What is S3?

What can you do with S3?

1: File Storage
2: Object Storage

Amazon S3 is a Simple Storage Service, it’s an object-store. An object store is different from traditional file systems as in it is a flat structure. This is the strangest bit to wrap your head around because when you see files on an object store you often see them in a way that represents folders, don’t be fooled it’s all flat (unlike the earth). We call the files we place in the store objects and they are comprised of the data and the metadata, the store itself we call a bucket. You access S3 in a multitude of ways, there’s an API with SDK’s for many languages (python,go,nodeJS,Java,.net, plus many more), there’s an SFTP service you can run, console access or you can use 3rd party applications like cyberduck, you can even mount it as a file system with a set of tools we’ll talk about later. When using S3 it used to be the case that there was eventual consistency, this came from the fact that when you made an API request to upload a file it took time for all the other endpoints to acknowledge the file in the store, so if you tried a read after write API call it could sometimes fail. You’ve probably read this on the internet a few times. However, the good news is that it is no longer true, as S3 supports strong consistency and you can do read’s immediately after a write these days.

We are going to learn in this book how we can use S3 to:

Secure S3
Automate creation and lifecycle policies
Store files (large and small)
Host simple web sites
Trigger actions in lambda,SNS and EventBridge

To understand how an object store differs to file storage lets look at how each work.

1 - File Storage

What is file Storage?

File storage puts data in folder-like structures and a hierarchical file. The file is stored as one file, one chunk of data and is not broken down into smaller blocks. Folders can be nested and in order to retrieve the file, the entire directory path is required to get to the data. Lots of NAS systems you buy at-home use this type of storage because it’s cheaper than block storage. It’s very good for lots of small files and can potentially scale to millions of files. The file system is generally local, as in one physical location. File storage also stores limited metadata with the file, typically, date created, file, and path. If you think of file storage like a multi-story car park, you drive in and park in a spot. In order to get your car back, you need to remember the car park location, the floor you were parked on, and the space in which you left the car. All of those things are needed to successfully get your car back.

File and Folder Hierarchical Structure

2 - Object Storage

What is Object Storage?

Object storage on the other hand is a flat storage system of unstructured data. The files are stored in whole or part along with metadata and unique identifiers that are used to locate and identify the data you are accessing. The metadata tags have much more detail, such as location, owner, creation timestamp, file type, and many more. The data and the metadata are bundled together and placed into a flat storage pool for retrieval later. It is a low-cost approach to storage allowing systems to massively scale and even be dispersed globally. It typically has a slightly longer latency for retrieval than a file storage system and you generally access it via REST API calls rather than in a POSIX nature (but we’ll chat about this later. In our car park analogy this time we drive to the car park and hand the keys to a valet, who in turn gives us a ticket. The car is parked for us in a massive ground-level car park that stretched for miles and when we return the ticket the car is fetched from the right space. S3 is an object so fits this description and it’s big, I’ll dive into more details in chapter 2.
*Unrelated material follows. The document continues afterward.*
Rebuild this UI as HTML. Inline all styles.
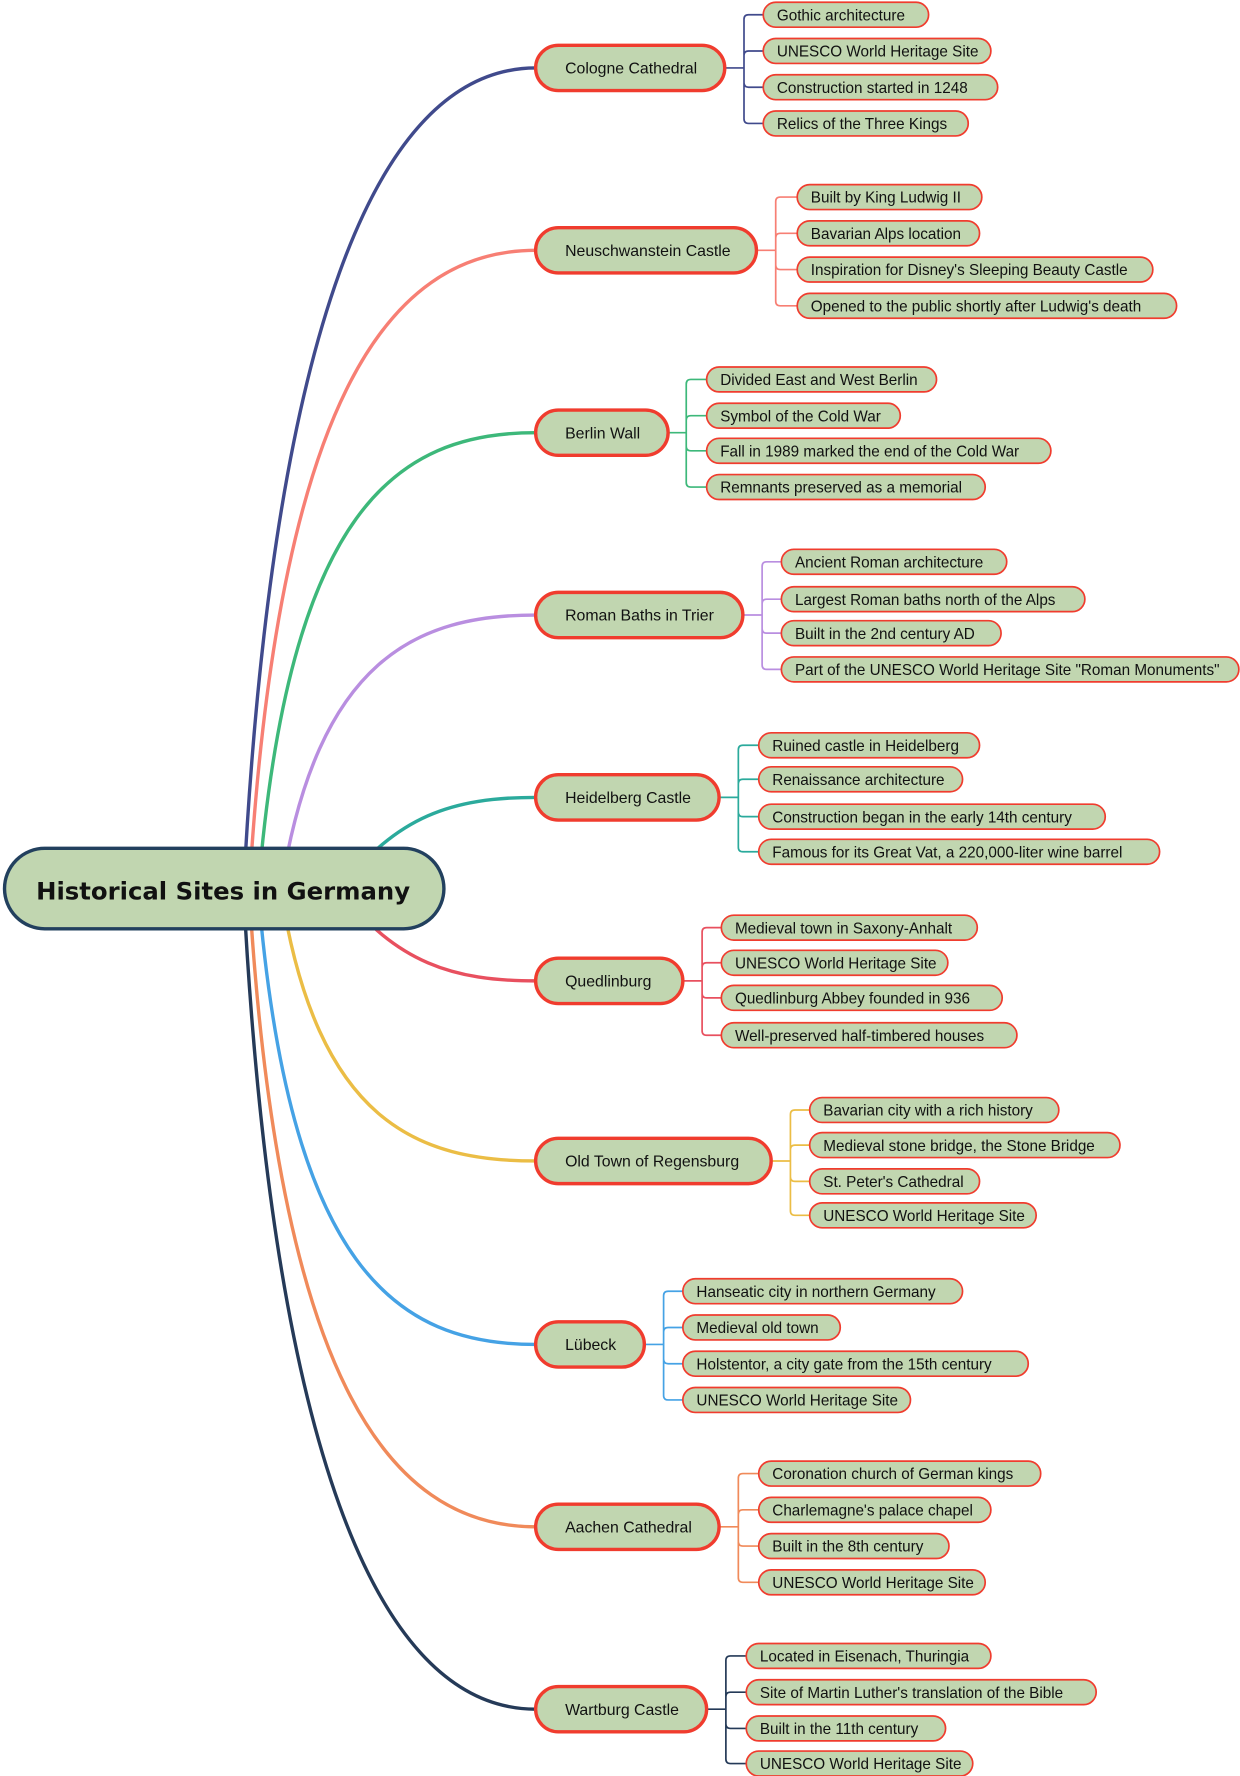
<!DOCTYPE html>
<html><head><meta charset="utf-8"><style>
html,body{margin:0;padding:0;background:#fff;}
svg{display:block;}
text{font-family:"Liberation Sans","DejaVu Sans",sans-serif;fill:#111;}
.b rect{fill:#c1d6b0;stroke:#f03c2e;stroke-width:3;}
.b text{font-size:14px;}
.l rect{fill:#c1d6b0;stroke:#f03c2e;stroke-width:1.5;}
.l text{font-size:13.5px;}
.c{fill:none;stroke-width:1.5;}
.m{fill:none;stroke-width:3;}
</style></head><body>
<svg width="1240" height="1776" viewBox="0 0 1095 1568" preserveAspectRatio="none" xmlns="http://www.w3.org/2000/svg">
<path class="m" stroke="#404a8c" d="M215,786 C240,300 330,60 473,60"/>
<path class="m" stroke="#f77f74" d="M220,786 C245,360 340,221 473,221"/>
<path class="m" stroke="#3db87a" d="M228,786 C255,450 350,382 473,382"/>
<path class="m" stroke="#b98ee0" d="M248,786 C280,580 370,543 473,543"/>
<path class="m" stroke="#2baa9c" d="M300,786 C350,720 400,704 473,704"/>
<path class="m" stroke="#e8505f" d="M300,786 C350,850 400,866 473,866"/>
<path class="m" stroke="#ebbd45" d="M248,786 C280,992 370,1025 473,1025"/>
<path class="m" stroke="#45a2e5" d="M228,786 C255,1120 350,1187 473,1187"/>
<path class="m" stroke="#f08a5a" d="M220,786 C245,1210 340,1348 473,1348"/>
<path class="m" stroke="#253a58" d="M215,786 C240,1270 330,1509 473,1509"/>

<path class="c" stroke="#404a8c" d="M640,60H657 M657,60V17Q657,13 661,13H674 M657,60V49Q657,45 661,45H674 M657,60V73Q657,77 661,77H674 M657,60V105Q657,109 661,109H674"/>
<path class="c" stroke="#f77f74" d="M668,221H685 M685,221V178Q685,174 689,174H704 M685,221V210Q685,206 689,206H704 M685,221V234Q685,238 689,238H704 M685,221V266Q685,270 689,270H704"/>
<path class="c" stroke="#3db87a" d="M590,382H606 M606,382V339Q606,335 610,335H624 M606,382V371Q606,367 610,367H624 M606,382V394Q606,398 610,398H624 M606,382V426Q606,430 610,430H624"/>
<path class="c" stroke="#b98ee0" d="M656,543H673 M673,543V500Q673,496 677,496H690 M673,543V533Q673,529 677,529H690 M673,543V555Q673,559 677,559H690 M673,543V587Q673,591 677,591H690"/>
<path class="c" stroke="#2baa9c" d="M635,704H652 M652,704V662Q652,658 656,658H670 M652,704V692Q652,688 656,688H670 M652,704V717Q652,721 656,721H670 M652,704V748Q652,752 656,752H670"/>
<path class="c" stroke="#e8505f" d="M603,866H620 M620,866V823Q620,819 624,819H637 M620,866V854Q620,850 624,850H637 M620,866V877Q620,881 624,881H637 M620,866V910Q620,914 624,914H637"/>
<path class="c" stroke="#ebbd45" d="M681,1025H698 M698,1025V984Q698,980 702,980H715 M698,1025V1015Q698,1011 702,1011H715 M698,1025V1039Q698,1043 702,1043H715 M698,1025V1069Q698,1073 702,1073H715"/>
<path class="c" stroke="#45a2e5" d="M569,1187H586 M586,1187V1144Q586,1140 590,1140H603 M586,1187V1176Q586,1172 590,1172H603 M586,1187V1200Q586,1204 590,1204H603 M586,1187V1232Q586,1236 590,1236H603"/>
<path class="c" stroke="#f08a5a" d="M635,1348H652 M652,1348V1305Q652,1301 656,1301H670 M652,1348V1337Q652,1333 656,1333H670 M652,1348V1361Q652,1365 656,1365H670 M652,1348V1393Q652,1397 656,1397H670"/>
<path class="c" stroke="#253a58" d="M624,1509H641 M641,1509V1466Q641,1462 645,1462H659 M641,1509V1498Q641,1494 645,1494H659 M641,1509V1522Q641,1526 645,1526H659 M641,1509V1553Q641,1557 645,1557H659"/>

<g class="b">
<rect x="473" y="40" width="167" height="40" rx="20"/><text x="499" y="65">Cologne Cathedral</text>
<rect x="473" y="201" width="195" height="40" rx="20"/><text x="499" y="226">Neuschwanstein Castle</text>
<rect x="473" y="362" width="117" height="40" rx="20"/><text x="499" y="387">Berlin Wall</text>
<rect x="473" y="523" width="183" height="40" rx="20"/><text x="499" y="548">Roman Baths in Trier</text>
<rect x="473" y="684" width="162" height="40" rx="20"/><text x="499" y="709">Heidelberg Castle</text>
<rect x="473" y="846" width="130" height="40" rx="20"/><text x="499" y="871">Quedlinburg</text>
<rect x="473" y="1005" width="208" height="40" rx="20"/><text x="499" y="1030">Old Town of Regensburg</text>
<rect x="473" y="1167" width="96" height="40" rx="20"/><text x="499" y="1192">Lübeck</text>
<rect x="473" y="1328" width="162" height="40" rx="20"/><text x="499" y="1353">Aachen Cathedral</text>
<rect x="473" y="1489" width="151" height="40" rx="20"/><text x="499" y="1514">Wartburg Castle</text>
</g>

<g class="l">
<rect x="674" y="2" width="146" height="22" rx="11"/><text x="686" y="18">Gothic architecture</text>
<rect x="674" y="34" width="201" height="22" rx="11"/><text x="686" y="50">UNESCO World Heritage Site</text>
<rect x="674" y="66" width="207" height="22" rx="11"/><text x="686" y="82">Construction started in 1248</text>
<rect x="674" y="98" width="181" height="22" rx="11"/><text x="686" y="114">Relics of the Three Kings</text>

<rect x="704" y="163" width="163" height="22" rx="11"/><text x="716" y="179">Built by King Ludwig II</text>
<rect x="704" y="195" width="161" height="22" rx="11"/><text x="716" y="211">Bavarian Alps location</text>
<rect x="704" y="227" width="314" height="22" rx="11"/><text x="716" y="243">Inspiration for Disney's Sleeping Beauty Castle</text>
<rect x="704" y="259" width="335" height="22" rx="11"/><text x="716" y="275">Opened to the public shortly after Ludwig's death</text>

<rect x="624" y="324" width="203" height="22" rx="11"/><text x="636" y="340">Divided East and West Berlin</text>
<rect x="624" y="356" width="171" height="22" rx="11"/><text x="636" y="372">Symbol of the Cold War</text>
<rect x="624" y="387" width="304" height="22" rx="11"/><text x="636" y="403">Fall in 1989 marked the end of the Cold War</text>
<rect x="624" y="419" width="246" height="22" rx="11"/><text x="636" y="435">Remnants preserved as a memorial</text>

<rect x="690" y="485" width="199" height="22" rx="11"/><text x="702" y="501">Ancient Roman architecture</text>
<rect x="690" y="518" width="268" height="22" rx="11"/><text x="702" y="534">Largest Roman baths north of the Alps</text>
<rect x="690" y="548" width="194" height="22" rx="11"/><text x="702" y="564">Built in the 2nd century AD</text>
<rect x="690" y="580" width="404" height="22" rx="11"/><text x="702" y="596">Part of the UNESCO World Heritage Site "Roman Monuments"</text>

<rect x="670" y="647" width="195" height="22" rx="11"/><text x="682" y="663">Ruined castle in Heidelberg</text>
<rect x="670" y="677" width="180" height="22" rx="11"/><text x="682" y="693">Renaissance architecture</text>
<rect x="670" y="710" width="306" height="22" rx="11"/><text x="682" y="726">Construction began in the early 14th century</text>
<rect x="670" y="741" width="354" height="22" rx="11"/><text x="682" y="757">Famous for its Great Vat, a 220,000-liter wine barrel</text>

<rect x="637" y="808" width="226" height="22" rx="11"/><text x="649" y="824">Medieval town in Saxony-Anhalt</text>
<rect x="637" y="839" width="200" height="22" rx="11"/><text x="649" y="855">UNESCO World Heritage Site</text>
<rect x="637" y="870" width="248" height="22" rx="11"/><text x="649" y="886">Quedlinburg Abbey founded in 936</text>
<rect x="637" y="903" width="261" height="22" rx="11"/><text x="649" y="919">Well-preserved half-timbered houses</text>

<rect x="715" y="969" width="220" height="22" rx="11"/><text x="727" y="985">Bavarian city with a rich history</text>
<rect x="715" y="1000" width="274" height="22" rx="11"/><text x="727" y="1016">Medieval stone bridge, the Stone Bridge</text>
<rect x="715" y="1032" width="150" height="22" rx="11"/><text x="727" y="1048">St. Peter's Cathedral</text>
<rect x="715" y="1062" width="200" height="22" rx="11"/><text x="727" y="1078">UNESCO World Heritage Site</text>

<rect x="603" y="1129" width="247" height="22" rx="11"/><text x="615" y="1145">Hanseatic city in northern Germany</text>
<rect x="603" y="1161" width="139" height="22" rx="11"/><text x="615" y="1177">Medieval old town</text>
<rect x="603" y="1193" width="305" height="22" rx="11"/><text x="615" y="1209">Holstentor, a city gate from the 15th century</text>
<rect x="603" y="1225" width="201" height="22" rx="11"/><text x="615" y="1241">UNESCO World Heritage Site</text>

<rect x="670" y="1290" width="249" height="22" rx="11"/><text x="682" y="1306">Coronation church of German kings</text>
<rect x="670" y="1322" width="205" height="22" rx="11"/><text x="682" y="1338">Charlemagne's palace chapel</text>
<rect x="670" y="1354" width="168" height="22" rx="11"/><text x="682" y="1370">Built in the 8th century</text>
<rect x="670" y="1386" width="200" height="22" rx="11"/><text x="682" y="1402">UNESCO World Heritage Site</text>

<rect x="659" y="1451" width="216" height="22" rx="11"/><text x="671" y="1467">Located in Eisenach, Thuringia</text>
<rect x="659" y="1483" width="309" height="22" rx="11"/><text x="671" y="1499">Site of Martin Luther's translation of the Bible</text>
<rect x="659" y="1515" width="176" height="22" rx="11"/><text x="671" y="1531">Built in the 11th century</text>
<rect x="659" y="1546" width="200" height="22" rx="11"/><text x="671" y="1562">UNESCO World Heritage Site</text>
</g>

<rect x="4" y="749" width="388" height="71" rx="35.5" fill="#c1d6b0" stroke="#22405e" stroke-width="3"/>
<text x="197" y="794" text-anchor="middle" style="font-size:21.5px;font-weight:bold;font-family:'DejaVu Sans','Liberation Sans',sans-serif">Historical Sites in Germany</text>
</svg>
</body></html>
Flat structure of an Object store, data and metadata

The main differences between the two are summarized in this table below:

WA Pillar	File Storage	Object Storage
Operational Excellence	A limited number of metadata tags	Customizable metadata tags with no limits
Reliability	Typically on one physical site	Can be scaled globally across multiple regions
Reliability	Scales to millions of files	Scales infinitely beyond petabytes
Performance Efficiency	Best performance with small files	Great for large files and high concurrency and throughput
Cost Optimization	SAN solutions can be expensive	Cheaper and cloud providers only charge for what you use

Object storage is very cost-efficient for many use cases. It also has several tiers of storage available to the end-user. These tiers have pros and cons and you can find out more in chapter 5.